I’ve read a good deal about the whaling that took place in various parts of the world through the centuries. It was a brutal business, necessary if lamps were to be lit, books written and read and business carried on, but brutal nonetheless.
I deplore the Japanese whaling expeditions into the southern waters and am somewhat at a loss to explain it. I believe that whale meat is not favoured in Japan and, obviously, the claim that the whaling is for scientific purposes is specious. Is it some assertion of maritime reach, some finger thrust up at international politic correctness? I don’t know.
But, all that said, I have no understanding of the human passion for whale-watching. I recently heard a radio program about a breed of whales in the waters off Thailand, no great distance from the teeming metropolis of Bangkok. A large number of these whales have died lately and pollution is blamed. This did not surprise me. I found Bangkok, on my one brief visit, a noxious place for air, noise and dirt, second perhaps only to Cairo. What did surprise me was the recording of the reactions of people, mostly Americans, who had ventured out to look at the whales:
‘Oh my God!

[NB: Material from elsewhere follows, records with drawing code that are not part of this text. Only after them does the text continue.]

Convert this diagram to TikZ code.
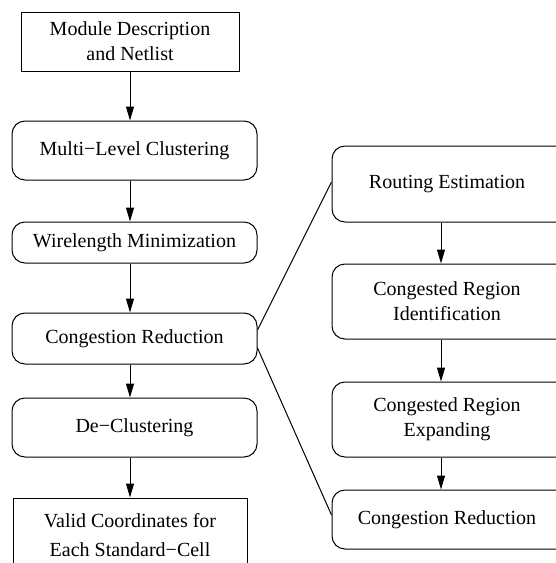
\documentclass[tikz,border=0pt]{standalone}
\usepackage{fontspec}
\setmainfont{Liberation Serif}
\usetikzlibrary{arrows.meta}
\begin{document}
\begin{tikzpicture}[x=1pt,y=-1pt,
  every node/.style={font=\fontsize{20}{25}\selectfont, inner sep=0pt, align=center},
  every label/.style={font=\fontsize{20}{25}\selectfont, inner sep=0pt, align=center},
  sharpbox/.style={draw, line width=1pt, rectangle},
  roundbox/.style={draw, line width=1pt, rectangle, rounded corners=13pt},
  sidebox/.style={roundbox, minimum width=268pt},
  sidetext/.style={label={[xshift=-19pt]center:#1}},
  flow/.style={line width=1pt, -{Triangle[length=14pt,width=8pt]}},
  link/.style={line width=1pt}]
\useasboundingbox (0,0) rectangle (556,563);
\clip (0,0) rectangle (556,563);

% main flow (left column)
\node[sharpbox, minimum width=218pt, minimum height=59pt] (desc) at (130,41.5)
  {Module Description\\and Netlist};
\node[roundbox, minimum width=245pt, minimum height=59pt] (mlc) at (134.5,150.5)
  {Multi−Level Clustering};
\node[roundbox, minimum width=245pt, minimum height=41pt] (wl) at (134.5,242.5)
  {Wirelength Minimization};
\node[roundbox, minimum width=245pt, minimum height=51pt] (cr) at (134.5,338.5)
  {Congestion Reduction};
\node[roundbox, minimum width=245pt, minimum height=59pt] (dc) at (134.5,427.5)
  {De−Clustering};
\node[sharpbox, minimum width=234pt, minimum height=75pt,
      font=\fontsize{20}{29}\selectfont] (vc) at (130,535.5)
  {Valid Coordinates for\\Each Standard−Cell};

% congestion reduction detail (right column, running past the right edge)
\node[sidebox, minimum height=76pt, sidetext={Routing Estimation}] (re) at (466,184) {};
\node[sidebox, minimum height=75pt, sidetext={Congested Region\\Identification}] (ident) at (466,301.5) {};
\node[sidebox, minimum height=75pt, sidetext={Congested Region\\Expanding}] (exp) at (466,419.5) {};
\node[sidebox, minimum height=59pt, sidetext={Congestion Reduction}] (cr2) at (466,519.5) {};

% arrows of the main flow
\draw[flow] (desc.south) -- (desc.south |- mlc.north);
\draw[flow] (desc.south |- mlc.south) -- (desc.south |- wl.north);
\draw[flow] (desc.south |- wl.south) -- (desc.south |- cr.north);
\draw[flow] (desc.south |- cr.south) -- (desc.south |- dc.north);
\draw[flow] (desc.south |- dc.south) -- (vc.north);

% arrows of the detail flow
\draw[flow] ([xshift=-25pt]re.south) -- ([xshift=-25pt]ident.north);
\draw[flow] ([xshift=-25pt]ident.south) -- ([xshift=-25pt]exp.north);
\draw[flow] ([xshift=-25pt]exp.south) -- ([xshift=-25pt]cr2.north);

% expansion lines
\draw[link] ([yshift=8.5pt]cr.east) -- ([yshift=2pt]re.west);
\draw[link] ([yshift=-9.5pt]cr.east) -- ([yshift=4.5pt]cr2.west);
\end{tikzpicture}
\end{document}
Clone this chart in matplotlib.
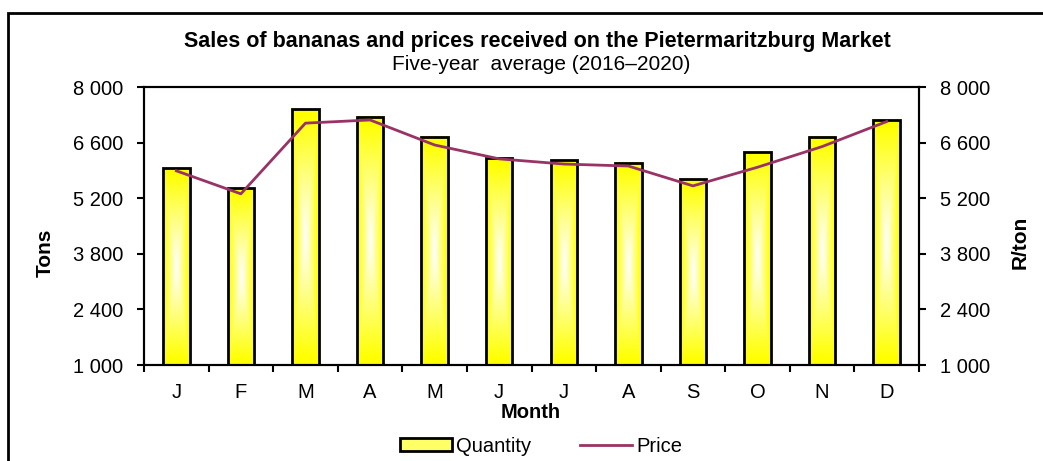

Look at that!’
‘Oh my God, did you see that?’
‘I’m so thrilled, that’s the most amazing thing I’ve ever seen,’ etc, etc …

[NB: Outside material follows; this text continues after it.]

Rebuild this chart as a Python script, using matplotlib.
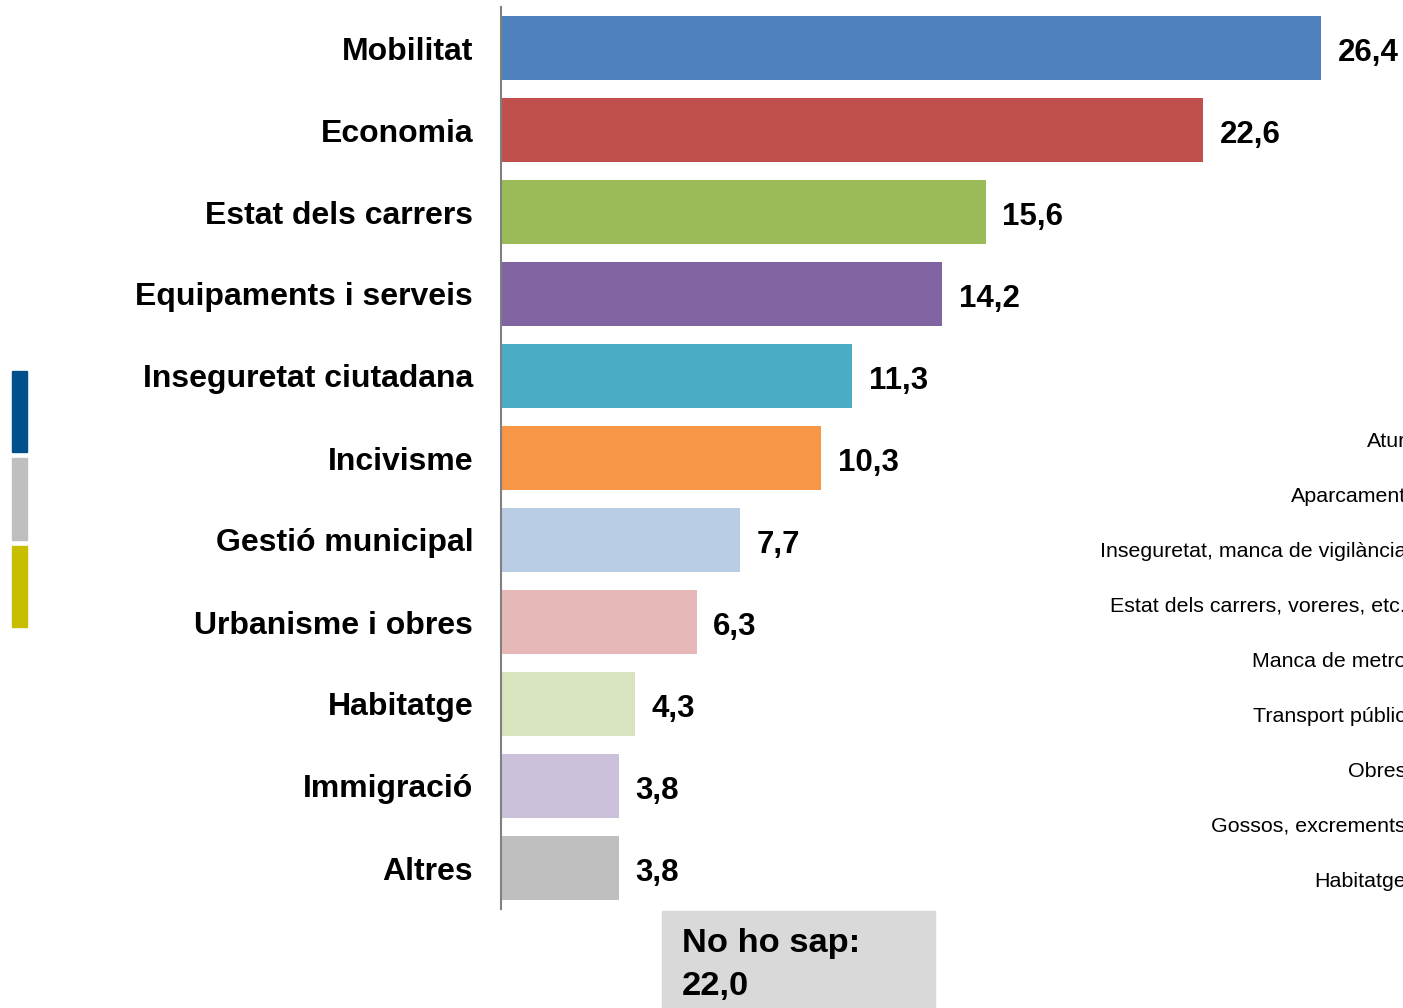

In 1994, as I’ve recounted before in these columns, I went with environmentalist John Sinclair to Fraser Island. I’d been commissioned to co-write his autobiography. Sinclair was conducting an environmental tour with about 20 people and I tagged along. To get to the island we took a boat from Maryborough across the bay. After a time whales were spotted and people rushed to vantage points. I happened to be at one already, reading. Looking out over the azure water I saw a whale dive, surface, spout water, eject itself from the water and splash down, leaving an oily slick on the surface. The others on board, while not as gauchely enthusiastic as the Americans I’ve described, were very taken and delighted to see more whale activity. Ugly creatures, I thought, and when you’ve seen one whale surface and spout, you’ve seen them all. I went back to my book.
I’ve found very few people who share my indifference to the behaviour of whales. One, I’m happy to say, was my then agent Rosemary Creswell. I recounted this Fraser Island experience to her; she nodded her agreement at my puzzlement at the veneration of these animals.
‘When did a whale last buy you a drink?’ she said.